Ravikant Bhagat
2 min readJun 22, 2023

Dabba trading

Dabba trading, also known as box trading or bucket trading, is an illegal practice of trading that takes place outside the purview of stock exchanges. Simply put, it is gambling centered around stock price movements.

In dabba trading, traders bet on stock price movements without incurring a real transaction to take physical ownership of a particular stock. This means that there is no actual buying or selling of shares, and no settlement of trades takes place. Instead, traders simply agree on the price of a stock and then pay or receive the difference in cash, depending on how the price moves.

Dabba trading is illegal in India under the Securities Contract (Regulation) Act, 1956. There are a number of reasons why dabba trading is illegal, including:

* It is not regulated by any government or financial institution, which means that there is no protection for investors.
* It is often used for money laundering and other illegal activities.
* It can create market volatility and instability.
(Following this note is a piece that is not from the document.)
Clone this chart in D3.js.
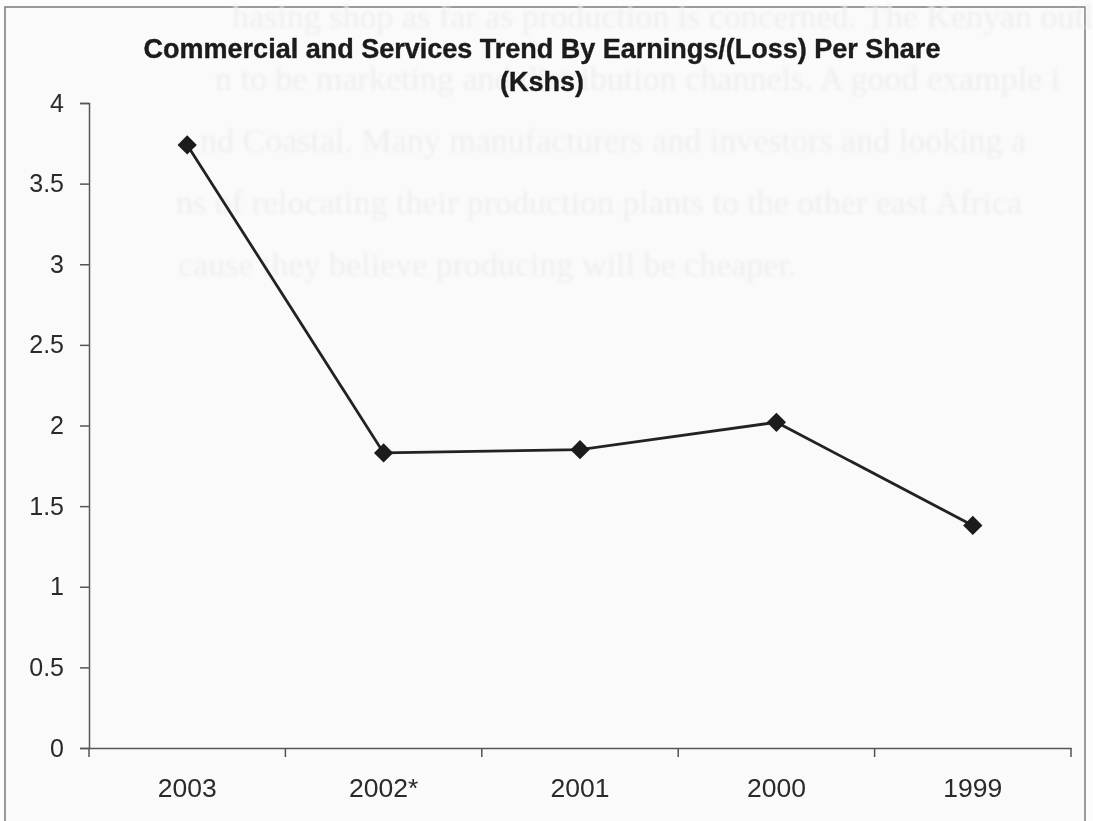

If you are considering dabba trading, I strongly advise against it. It is an illegal and risky activity that could have serious consequences for your financial well-being.

Here are some of the risks of dabba trading:

* You could lose all of your money.
* You could be involved in illegal activities.
* You could be scammed.
* You could be prosecuted by the government.

If you are looking to invest in the stock market, I recommend that you do so through a legitimate broker or exchange. This will help to protect you from the risks associated with dabba trading and ensure that your investment is safe.